Global carbon emissions are set to reach record high levels in 2013, according to new analysis by climate scientists. The sustainable investment industry has said the figures back up the need for longer term outlooks.
The Global Carbon Budget report by climate researchers from 10 countries says carbon emitted from the burning of fossil fuels such as oil, gas and coal will reach 36 billion tonnes this year – a 2.1% rise since 2012.
“Governments meeting in Warsaw this week need to agree on how to reverse this trend”, said Prof Corinne Le Quéré of the Tyndall Centre for Climate Change Research at the University of East Anglia, which led the study.
“Emissions must fall substantially and rapidly if we are to limit global climate change to below 2C. Additional emissions every year cause further warming and climate change.”
The projected figures for 2013 are 61% above 1990 levels. While China contributed over a quarter of the total (27%), it matched the EU (10%) when it came to emissions per capita. The US (14%) and India (6%) also represented large portions in absolute terms.
Although total emissions rose 2.1% between 2012 and 2013, the growth was slower compared to the average over the last decade (2.7%).
Caroline Escott, head of government relations at the UK Sustainable Investment and Finance Association (UKSIF), said the new figures “underline the urgent need for governments, businesses and investors to work together” to avoid a 2C global average temperature rise. This is the threshold that governments have agreed to adhere to, and that many climate scientists warn could trigger dangerous climate change if exceeded.

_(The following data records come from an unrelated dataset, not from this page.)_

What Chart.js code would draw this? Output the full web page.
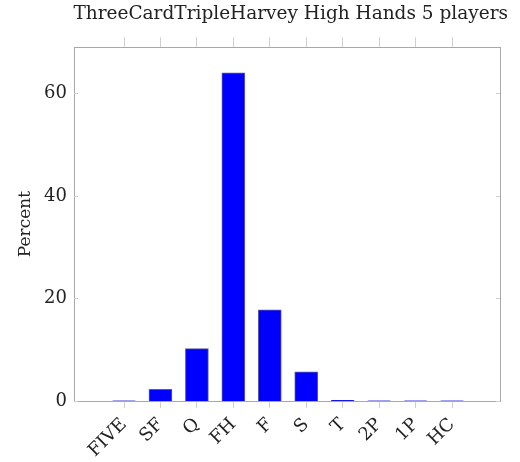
<!DOCTYPE html>
<html>
<head>
<meta charset="utf-8">
<script src="https://cdn.jsdelivr.net/npm/chart.js@4"></script>
<style>
  body { margin: 0; background: #fff; }
  #wrap { width: 520px; height: 462px; }
</style>
</head>
<body>
<div id="wrap"><canvas id="chart"></canvas></div>
<script>
const hands = ["FIVE", "SF", "Q", "FH", "F", "S", "T", "2P", "1P", "HC"];
const percent = [0.02, 2.3, 10.2, 64.0, 17.8, 5.7, 0.15, 0.03, 0.02, 0.02];
const yTicks = [0, 20, 40, 60];

const axisColor = "#a8a8a8";
const textColor = "#222";
const serif = "'DejaVu Serif', 'Liberation Serif', serif";

// small inward ticks on the left and right y axes
const innerTicks = {
  id: "innerTicks",
  afterDraw(chart) {
    const ctx = chart.ctx;
    const y = chart.scales.y;
    const area = chart.chartArea;
    ctx.save();
    ctx.strokeStyle = "#d0d0d0";
    ctx.lineWidth = 1;
    yTicks.forEach((v) => {
      const py = Math.round(y.getPixelForValue(v)) + 0.5;
      ctx.beginPath();
      ctx.moveTo(area.left, py);
      ctx.lineTo(area.left + 4, py);
      ctx.moveTo(area.right, py);
      ctx.lineTo(area.right - 4, py);
      ctx.stroke();
    });
    ctx.restore();
  },
};

const xRange = { min: -1.372, max: 10.317 };
const setTicks = (scale) => {
  scale.ticks = hands.map((h, i) => ({ value: i }));
};

new Chart(document.getElementById("chart"), {
  type: "bar",
  data: {
    datasets: [
      {
        data: percent.map((v, i) => ({ x: i, y: v })),
        backgroundColor: "#0000ff",
        borderColor: "#5a5aa0",
        borderWidth: 1,
        barThickness: 23,
      },
    ],
  },
  options: {
    responsive: true,
    maintainAspectRatio: false,
    animation: false,
    layout: { padding: { right: 12 } },
    plugins: {
      legend: { display: false },
      tooltip: { enabled: false },
      title: {
        display: true,
        text: "ThreeCardTripleHarvey High Hands 5 players",
        color: textColor,
        font: { family: serif, size: 18.5, weight: "normal" },
        padding: { top: 3, bottom: 0 },
        align: "end",
      },
    },
    scales: {
      x: {
        type: "linear",
        position: "bottom",
        offset: false,
        min: xRange.min,
        max: xRange.max,
        afterBuildTicks: setTicks,
        afterFit: (s) => { s.height = 61; },
        border: { color: axisColor },
        grid: { drawOnChartArea: false, offset: false, tickLength: 7, color: "#d0d0d0" },
        ticks: {
          minRotation: 45,
          maxRotation: 45,
          padding: 6,
          color: textColor,
          font: { family: serif, size: 18 },
          callback: (v) => hands[v],
        },
      },
      x2: {
        type: "linear",
        position: "top",
        offset: false,
        min: xRange.min,
        max: xRange.max,
        afterBuildTicks: setTicks,
        afterFit: (s) => { s.height = 22; },
        border: { color: axisColor },
        grid: { drawOnChartArea: false, offset: false, tickLength: 10, color: "#d0d0d0" },
        ticks: { display: true, callback: () => "" },
      },
      y: {
        position: "left",
        min: 0,
        max: 69,
        afterBuildTicks: (s) => { s.ticks = yTicks.map((v) => ({ value: v })); },
        afterFit: (s) => { s.width = 74; },
        border: { color: axisColor },
        grid: { display: false },
        ticks: {
          padding: -1,
          color: textColor,
          font: { family: serif, size: 18 },
        },
        title: {
          display: true,
          text: "Percent",
          color: textColor,
          font: { family: serif, size: 17 },
          padding: { top: 15, bottom: 0 },
        },
      },
      y2: {
        position: "right",
        min: 0,
        max: 69,
        afterFit: (s) => { s.width = 8; },
        border: { color: axisColor },
        grid: { display: false },
        ticks: { display: false },
      },
    },
  },
  plugins: [innerTicks],
});
</script>
</body>
</html>
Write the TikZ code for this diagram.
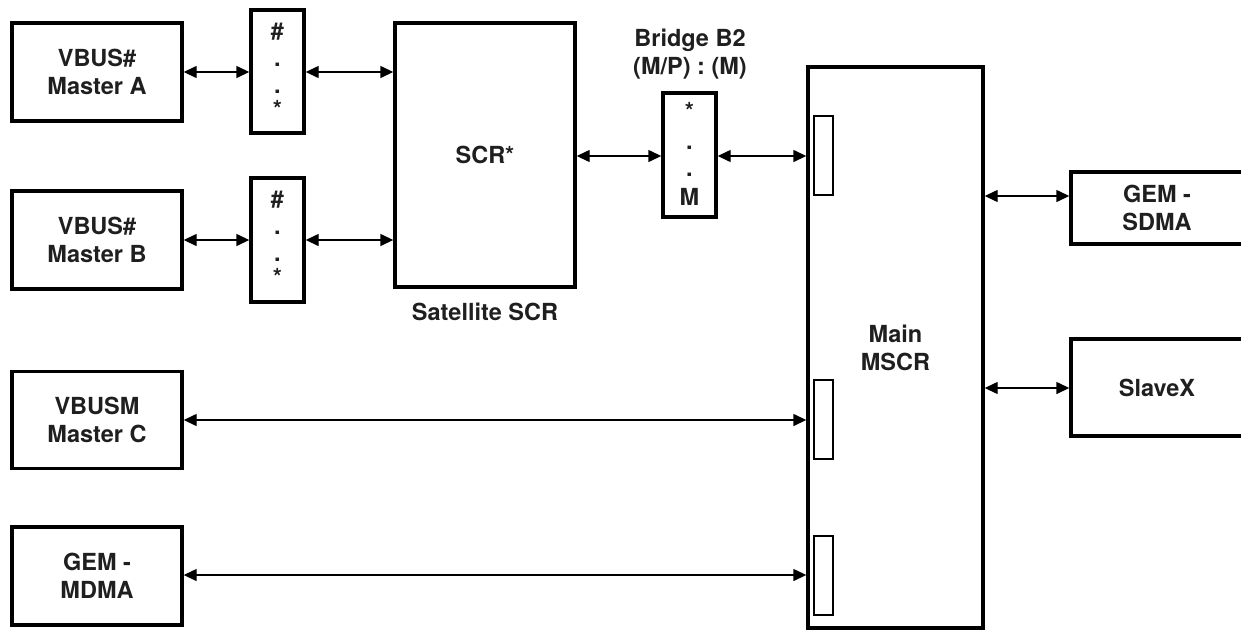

The release of the Global Carbon Budget data complements a major study by the Carbon Tracker Initiative and the London School of Economics’ Grantham Research Institute, which said some 60-80% of oil, gas and coal reserves owned by firms listed on stock exchanges might need to be left in the ground if the world wants to tackle climate change. It warned that these stocks could become “stranded” if policies were introduced to limit emissions.
Escott added, “Sustainable investors continue to lead the way in incorporating ‘stranded assets’ and other risks associated with climate change into their decision-making.
“However, it’s vital that we raise awareness with policymakers, the public and the so-called mainstream investment community of the importance of environmental and social factors in growing and protecting the value of people’s savings and pensions.”
An alliance of 70 major investors with a collective $3 trillion (£1.85 trillion) of assets recently called on the world’s largest fossil fuels firmsto explain how their business models squared with the need for dramatic carbon reduction. This followed a survey of asset managers and owners worth $14 trillion (£8.7 trillion) which said the majority of investors now viewed climate change as a “material risk”.
Mark Hoskin, a partner at London-based financial advisory firm Holden & Partners, said, “I think [the Global Carbon Budget report] demonstrates the size of the challenge we face and the lack of enough effective policy to alter the future for our children.
“Investment rarely has linear returns, but conventional investment may be heading for a cliff edge when the impact of the global carbon position eventually hits society.”
On May 4 this year, global carbon dioxide levels in the atmosphere reached 400 parts per million for the first time in around three million years.